I did that a lot last week but every time I checked the magnified view matched what I was seeing in the finder and also matched up with the green confirmation dot in the finder of both of the D610s and the D810. Yesterday I put the 105mm on the Nikon D610. I recently put a +2.0 diopter on the eyepiece to bring the correction on the dial back to zero for my eyes. It seems to have made a difference for me in how well I can see focus on the screen. 

I did the live view mag. confirm focus thing a couple of times and then I became reasonably convinced that I had finally mastered manual focus with this body. The images were just as I imagined them when I looked at them with my naked eyes.
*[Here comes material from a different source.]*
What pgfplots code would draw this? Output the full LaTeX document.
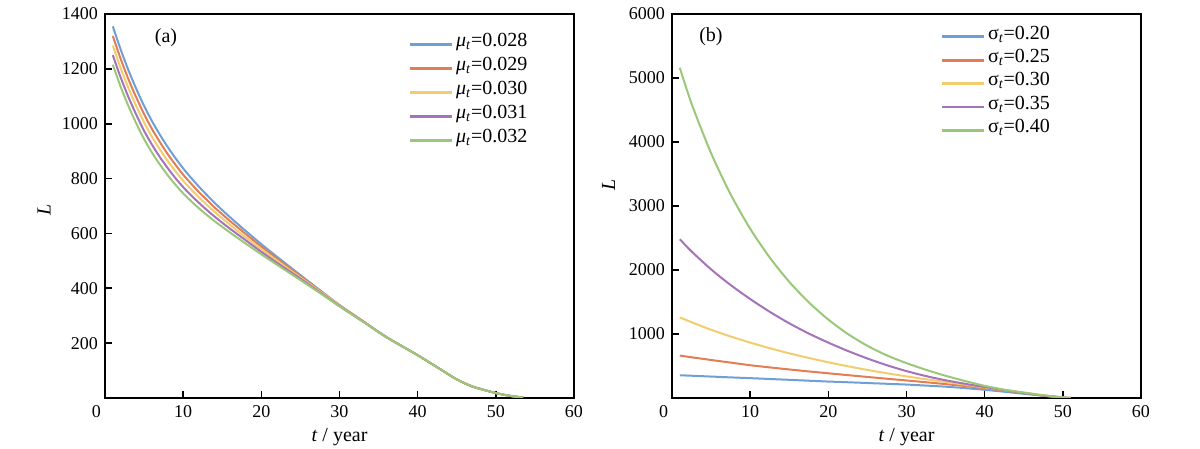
\documentclass[border=0pt]{standalone}
\usepackage{fontspec}
\setmainfont{Liberation Serif}
\usepackage{pgfplots}
\pgfplotsset{compat=1.18}
\definecolor{c1}{RGB}{110,160,215}
\definecolor{c2}{RGB}{226,125,85}
\definecolor{c3}{RGB}{242,205,110}
\definecolor{c4}{RGB}{165,115,185}
\definecolor{c5}{RGB}{155,200,120}
\pgfplotsset{
  panel/.style={
    scale only axis, width=234.5pt, height=192pt,
    xmin=0, xmax=60, xtick={0,10,...,60}, ymin=0,
    xticklabels={{\makebox[0pt][r]{0\hspace{2pt}}},10,20,30,40,50,60},
    tick align=inside, xtick pos=bottom, ytick pos=left,
    major tick length=3.5pt,
    axis line style={line width=0.8pt},
    every tick/.style={black, line width=0.8pt},
    ticklabel style={font=\fontsize{9}{10}\selectfont},
    /pgf/number format/assume math mode=true,
    /pgf/number format/1000 sep={},
    scaled ticks=false,
    xlabel={\textit{t} / year},
    xlabel style={font=\fontsize{10}{12}\selectfont, at={(axis description cs:0.5,-0.1016)}, anchor=center},
    ylabel={\textit{L}},
    legend cell align=left,
    legend style={draw=none, fill=none, font=\fontsize{10}{12}\selectfont,
      anchor=north west, inner sep=0pt, row sep=0pt,
      nodes={inner sep=0pt, text height=7pt, text depth=5pt},
      /tikz/every odd column/.style={column sep=1.5pt}},
    legend image code/.code={\draw[##1, line width=1.4pt] (0pt,0pt) -- (21pt,0pt);},
    every axis plot/.append style={line width=1pt, smooth, tension=0.45},
  }
}
\begin{document}
\begin{tikzpicture}[x=1pt,y=1pt]
\path[use as bounding box] (0,0) rectangle (600,224.5);
% ---------- panel (a) ----------
\begin{axis}[panel, at={(52.5pt,25.5pt)}, anchor=south west,
  ymax=1400, ytick={200,400,...,1400},
  ylabel style={at={(axis description cs:-0.13,0.49)}, anchor=center, font=\fontsize{10}{12}\selectfont},
  legend style={at={(axis description cs:0.646,0.952)}}]
\addplot[c1] table {
1 1355
2 1271
3 1195
4 1127
5 1065
6 1010
7 961
8 916
9 875
10 837
11 803
12 771
13 741
14 712
15 685
16 659
18 609
20 561
22 515
25 448
28 382
30 339
33 280
36 222
40 156
43 103
45 68
47 42
50 18
52 7
53.5 2
};
\addlegendentry{{\itshape μ}\textsubscript{\itshape t}=0.028}
\addplot[c2] table {
1 1320
2 1237
3 1162
4 1096
5 1035
6 981
7 934
8 890
9 851
10 814
11 782
12 751
13 723
14 695
15 670
16 645
18 598
20 552
22 508
25 444
28 380
30 338
33 280
36 222
40 156
43 103
45 68
47 42
50 18
52 7
53.5 2
};
\addlegendentry{{\itshape μ}\textsubscript{\itshape t}=0.029}
\addplot[c3] table {
1 1285
2 1203
3 1130
4 1064
5 1005
6 953
7 907
8 865
9 827
10 792
11 761
12 732
13 705
14 679
15 655
16 631
18 586
20 543
22 501
25 439
28 378
30 337
33 279
36 222
40 156
43 103
45 68
47 42
50 18
52 7
53.5 2
};
\addlegendentry{{\itshape μ}\textsubscript{\itshape t}=0.030}
\addplot[c4] table {
1 1250
2 1169
3 1097
4 1033
5 974
6 924
7 879
8 839
9 802
10 769
11 739
12 712
13 686
14 662
15 639
16 617
18 575
20 533
22 493
25 435
28 375
30 335
33 279
36 222
40 156
43 103
45 68
47 42
50 18
52 7
53.5 2
};
\addlegendentry{{\itshape μ}\textsubscript{\itshape t}=0.031}
\addplot[c5] table {
1 1215
2 1135
3 1064
4 1001
5 944
6 895
7 852
8 813
9 778
10 746
11 718
12 692
13 668
14 645
15 624
16 603
18 563
20 524
22 486
25 430
28 373
30 334
33 278
36 222
40 156
43 103
45 68
47 42
50 18
52 7
53.5 2
};
\addlegendentry{{\itshape μ}\textsubscript{\itshape t}=0.032}
\node[font=\fontsize{10}{12}\selectfont] at (rel axis cs:0.13,0.9375) {(a)};
\end{axis}
% ---------- panel (b) ----------
\begin{axis}[panel, at={(336pt,25.5pt)}, anchor=south west,
  ymax=6000, ytick={1000,2000,...,6000},
  ylabel style={at={(axis description cs:-0.135,0.555)}, anchor=center, font=\fontsize{10}{12}\selectfont},
  legend style={at={(axis description cs:0.571,0.972)}, nodes={text depth=4.7pt}}]
\addplot[c1] table {
1 355
2.5 348
5 335
7.5 322
10 310
12.5 297
15 284
17.5 270
20 257
22.5 246
25 234
27.5 222
30 210
32.5 194
35 177
37.5 154
40 128
42.5 98
45 66
47.5 38
50 10
51 0
};
\addlegendentry{σ\textsubscript{\itshape t}=0.20}
\addplot[c2] table {
1 663
2.5 636
5 594
7.5 553
10 512
12.5 478
15 446
17.5 415
20 386
22.5 357
25 329
27.5 301
30 274
32.5 246
35 217
37.5 186
40 152
42.5 115
45 76
47.5 37
50 7
51 0
};
\addlegendentry{σ\textsubscript{\itshape t}=0.25}
\addplot[c3] table {
1 1260
2.5 1184
5 1066
7.5 961
10 866
12.5 778
15 698
17.5 626
20 558
22.5 496
25 438
27.5 386
30 338
32.5 293
35 250
37.5 208
40 165
42.5 123
45 83
47.5 43
50 10
51 0
};
\addlegendentry{σ\textsubscript{\itshape t}=0.30}
\addplot[c4] table {
1 2481
2.5 2290
5 2010
7.5 1765
10 1547
12.5 1347
15 1167
17.5 1007
20 865
22.5 735
25 617
27.5 512
30 420
32.5 342
35 277
37.5 222
40 172
42.5 125
45 78
47.5 35
50 7
51 0
};
\addlegendentry{σ\textsubscript{\itshape t}=0.35}
\addplot[c5] table {
1 5160
2.5 4600
5 3825
7.5 3182
10 2645
12.5 2195
15 1815
17.5 1495
20 1225
22.5 1000
25 815
27.5 665
30 545
32.5 440
35 347
37.5 265
40 190
42.5 130
45 85
47.5 42
50 8
51 0
};
\addlegendentry{σ\textsubscript{\itshape t}=0.40}
\node[font=\fontsize{10}{12}\selectfont] at (rel axis cs:0.083,0.94) {(b)};
\end{axis}
\end{tikzpicture}
\end{document}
The tonality of the lens and the dynamic range of the camera sensor added up to portraits that were convincingly sharp when zooming into my subjects' eyes but without the harsh sharpness that sometimes plagues newer (amped up) glass. 

When I did my first round of post production there were only three images I needed to trash because of focus problems. The the colors, textures and general feel of the images was just what I wanted. The lens isn't quite as contrasty as more current lenses but that's a very simple thing to fine tune in post processing. And while the broad contrast is lower the micro-contrast is highly competitive. Maybe it's this reverse application of contrast qualities that makes this lens such a spectacular portrait lens...

At any rate, when I finished shooting I was so enthralled with the overall performance of the lens and the cameras in combination that I searched KEH.com and ordered a second one. I bought another late model Ais (the last version made) in excellent condition and it should arrive next week. 

Why on earth would you buy a second one?

My answer? The lens has a particular look and feel. It's not made anymore. The supply will eventually either dry up or become much more expensive. If this lens really is the sweet spot for my particular vision of portraits is the small, extra expenditure to ensure access to its unique set of features wasteful or wise? I vote wise. 

Edit: The additional copy of the lens arrived today from KEH (three days quicker than they promised) and it is absolutely perfect. I can hardly wait to shoot an interview with it.